EXERCISE GOAL: Locate every line that holds the string "matplotlib" and copy it.
▬▬▬
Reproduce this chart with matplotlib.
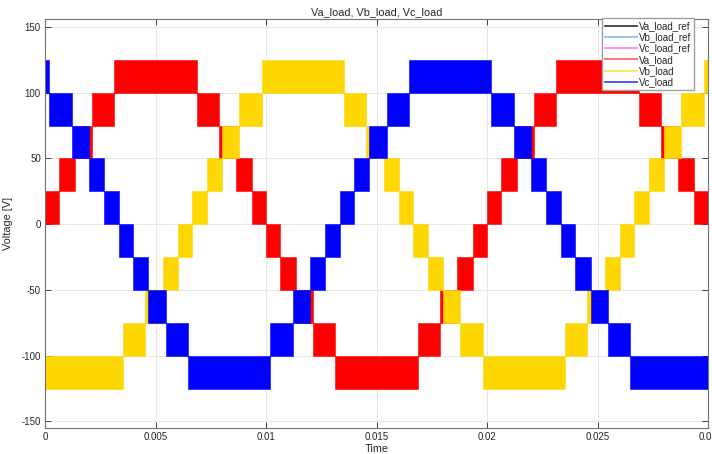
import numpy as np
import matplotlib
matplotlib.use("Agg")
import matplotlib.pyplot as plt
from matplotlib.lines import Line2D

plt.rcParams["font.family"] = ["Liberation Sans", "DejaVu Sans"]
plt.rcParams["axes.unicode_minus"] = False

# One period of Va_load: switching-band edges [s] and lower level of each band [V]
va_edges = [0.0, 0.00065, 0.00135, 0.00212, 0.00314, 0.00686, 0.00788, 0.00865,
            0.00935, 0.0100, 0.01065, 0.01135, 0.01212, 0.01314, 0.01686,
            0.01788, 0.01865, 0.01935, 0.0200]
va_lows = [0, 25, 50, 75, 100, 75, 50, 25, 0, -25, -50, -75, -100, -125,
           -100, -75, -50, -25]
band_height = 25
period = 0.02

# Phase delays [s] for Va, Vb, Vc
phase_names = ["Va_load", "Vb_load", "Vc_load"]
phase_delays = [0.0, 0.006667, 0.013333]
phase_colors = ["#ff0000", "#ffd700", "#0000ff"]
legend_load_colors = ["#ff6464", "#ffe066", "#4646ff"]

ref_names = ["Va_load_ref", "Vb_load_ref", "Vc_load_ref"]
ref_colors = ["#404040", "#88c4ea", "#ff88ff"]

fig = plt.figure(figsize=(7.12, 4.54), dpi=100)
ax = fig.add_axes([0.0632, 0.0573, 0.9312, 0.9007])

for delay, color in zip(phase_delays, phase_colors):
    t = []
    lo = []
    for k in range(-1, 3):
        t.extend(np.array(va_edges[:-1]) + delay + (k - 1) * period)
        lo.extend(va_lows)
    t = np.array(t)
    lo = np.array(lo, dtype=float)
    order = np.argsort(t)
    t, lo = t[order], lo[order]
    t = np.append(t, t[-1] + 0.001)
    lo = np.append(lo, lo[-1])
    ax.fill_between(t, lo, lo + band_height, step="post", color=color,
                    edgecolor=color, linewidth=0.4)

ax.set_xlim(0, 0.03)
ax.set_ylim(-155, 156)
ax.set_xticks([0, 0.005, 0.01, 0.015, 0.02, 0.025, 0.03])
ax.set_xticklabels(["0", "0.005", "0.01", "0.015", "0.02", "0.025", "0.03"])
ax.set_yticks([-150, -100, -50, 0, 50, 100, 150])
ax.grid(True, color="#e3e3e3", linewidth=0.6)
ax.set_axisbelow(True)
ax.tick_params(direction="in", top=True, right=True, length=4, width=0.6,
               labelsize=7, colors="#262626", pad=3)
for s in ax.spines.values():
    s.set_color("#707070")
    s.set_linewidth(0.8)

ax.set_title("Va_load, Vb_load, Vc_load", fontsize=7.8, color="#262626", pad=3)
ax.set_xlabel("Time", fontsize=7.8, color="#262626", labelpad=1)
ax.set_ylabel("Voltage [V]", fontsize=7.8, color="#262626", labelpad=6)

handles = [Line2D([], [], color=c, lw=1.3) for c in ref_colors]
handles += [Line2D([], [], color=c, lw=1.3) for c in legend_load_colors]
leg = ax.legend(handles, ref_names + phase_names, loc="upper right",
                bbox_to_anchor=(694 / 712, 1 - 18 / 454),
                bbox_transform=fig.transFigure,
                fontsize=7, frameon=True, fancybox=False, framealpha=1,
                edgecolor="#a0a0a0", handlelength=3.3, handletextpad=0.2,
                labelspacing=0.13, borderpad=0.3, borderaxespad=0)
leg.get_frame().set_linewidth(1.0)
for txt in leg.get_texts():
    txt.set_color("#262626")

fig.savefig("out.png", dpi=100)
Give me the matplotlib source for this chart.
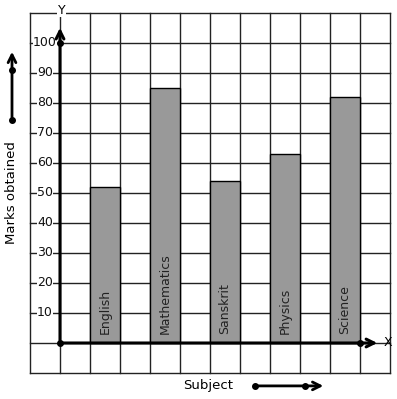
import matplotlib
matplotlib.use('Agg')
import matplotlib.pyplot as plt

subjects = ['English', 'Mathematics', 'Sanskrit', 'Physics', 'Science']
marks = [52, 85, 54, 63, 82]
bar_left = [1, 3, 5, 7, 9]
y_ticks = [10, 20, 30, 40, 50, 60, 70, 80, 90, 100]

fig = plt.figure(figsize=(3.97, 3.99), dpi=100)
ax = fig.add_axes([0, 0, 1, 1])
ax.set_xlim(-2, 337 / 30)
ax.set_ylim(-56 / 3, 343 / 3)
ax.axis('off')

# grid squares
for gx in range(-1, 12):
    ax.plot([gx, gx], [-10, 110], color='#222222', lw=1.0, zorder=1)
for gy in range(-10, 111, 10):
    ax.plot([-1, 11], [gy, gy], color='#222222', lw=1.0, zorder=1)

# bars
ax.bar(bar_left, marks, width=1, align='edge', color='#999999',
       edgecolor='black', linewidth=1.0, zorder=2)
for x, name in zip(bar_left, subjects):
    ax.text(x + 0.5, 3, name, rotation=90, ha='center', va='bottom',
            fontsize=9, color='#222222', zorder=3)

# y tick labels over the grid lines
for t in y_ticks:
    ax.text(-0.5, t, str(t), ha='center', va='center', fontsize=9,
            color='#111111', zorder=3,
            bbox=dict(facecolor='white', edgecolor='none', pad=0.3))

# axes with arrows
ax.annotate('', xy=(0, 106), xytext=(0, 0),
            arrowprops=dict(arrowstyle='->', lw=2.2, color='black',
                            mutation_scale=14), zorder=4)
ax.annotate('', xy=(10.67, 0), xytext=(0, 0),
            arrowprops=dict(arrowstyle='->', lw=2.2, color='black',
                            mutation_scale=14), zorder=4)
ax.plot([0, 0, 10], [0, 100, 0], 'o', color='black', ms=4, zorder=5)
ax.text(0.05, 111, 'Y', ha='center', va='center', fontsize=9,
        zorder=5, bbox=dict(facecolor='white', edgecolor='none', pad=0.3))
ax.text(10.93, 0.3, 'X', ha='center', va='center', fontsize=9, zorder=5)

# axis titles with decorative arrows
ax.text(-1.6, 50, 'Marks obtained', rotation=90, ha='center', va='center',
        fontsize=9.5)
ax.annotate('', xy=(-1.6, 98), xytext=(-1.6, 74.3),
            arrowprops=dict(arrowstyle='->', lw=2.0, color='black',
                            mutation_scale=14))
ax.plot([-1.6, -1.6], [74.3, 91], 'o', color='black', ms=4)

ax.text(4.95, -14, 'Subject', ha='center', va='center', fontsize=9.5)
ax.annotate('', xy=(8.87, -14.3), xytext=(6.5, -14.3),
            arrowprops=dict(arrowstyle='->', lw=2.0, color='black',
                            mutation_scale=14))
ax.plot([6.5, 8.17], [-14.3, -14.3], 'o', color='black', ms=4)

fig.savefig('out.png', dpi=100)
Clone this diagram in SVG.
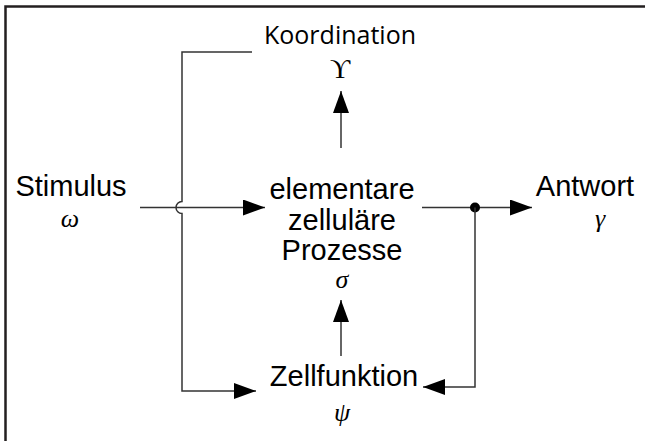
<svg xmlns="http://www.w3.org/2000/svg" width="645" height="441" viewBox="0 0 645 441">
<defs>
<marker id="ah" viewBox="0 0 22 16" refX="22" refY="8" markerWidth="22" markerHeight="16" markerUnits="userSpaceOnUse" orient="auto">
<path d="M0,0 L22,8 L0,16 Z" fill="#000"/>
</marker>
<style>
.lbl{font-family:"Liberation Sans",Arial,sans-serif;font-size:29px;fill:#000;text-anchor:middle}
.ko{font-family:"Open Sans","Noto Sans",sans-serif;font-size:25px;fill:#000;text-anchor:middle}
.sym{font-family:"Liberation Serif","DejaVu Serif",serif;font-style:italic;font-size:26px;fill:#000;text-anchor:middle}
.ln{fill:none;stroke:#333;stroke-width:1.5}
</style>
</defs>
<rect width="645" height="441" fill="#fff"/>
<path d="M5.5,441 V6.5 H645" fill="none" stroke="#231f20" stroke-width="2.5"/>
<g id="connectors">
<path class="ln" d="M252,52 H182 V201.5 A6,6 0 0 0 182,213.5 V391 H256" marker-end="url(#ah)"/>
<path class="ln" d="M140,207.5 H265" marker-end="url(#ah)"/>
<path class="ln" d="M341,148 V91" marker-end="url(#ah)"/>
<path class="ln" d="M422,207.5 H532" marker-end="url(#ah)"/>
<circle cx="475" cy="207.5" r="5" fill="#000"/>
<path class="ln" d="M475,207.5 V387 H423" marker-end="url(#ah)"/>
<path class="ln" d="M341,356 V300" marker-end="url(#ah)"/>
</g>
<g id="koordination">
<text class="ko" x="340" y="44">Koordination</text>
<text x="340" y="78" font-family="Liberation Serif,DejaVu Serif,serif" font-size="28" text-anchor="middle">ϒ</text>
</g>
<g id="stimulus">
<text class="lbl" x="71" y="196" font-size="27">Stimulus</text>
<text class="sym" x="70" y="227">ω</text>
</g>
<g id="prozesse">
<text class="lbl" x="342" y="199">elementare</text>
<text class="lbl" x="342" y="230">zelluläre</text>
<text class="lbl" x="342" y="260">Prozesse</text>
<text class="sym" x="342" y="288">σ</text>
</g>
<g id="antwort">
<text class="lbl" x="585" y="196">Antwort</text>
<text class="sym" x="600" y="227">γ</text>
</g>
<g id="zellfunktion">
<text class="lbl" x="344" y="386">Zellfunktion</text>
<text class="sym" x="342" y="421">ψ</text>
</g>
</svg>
▬▬▬
TASK RESPONSE:
Reproduce this chart with matplotlib.
import matplotlib
matplotlib.use("Agg")
import matplotlib.pyplot as plt
from matplotlib.lines import Line2D
Give me the matplotlib source for this chart.
import matplotlib
matplotlib.use('Agg')
import matplotlib.pyplot as plt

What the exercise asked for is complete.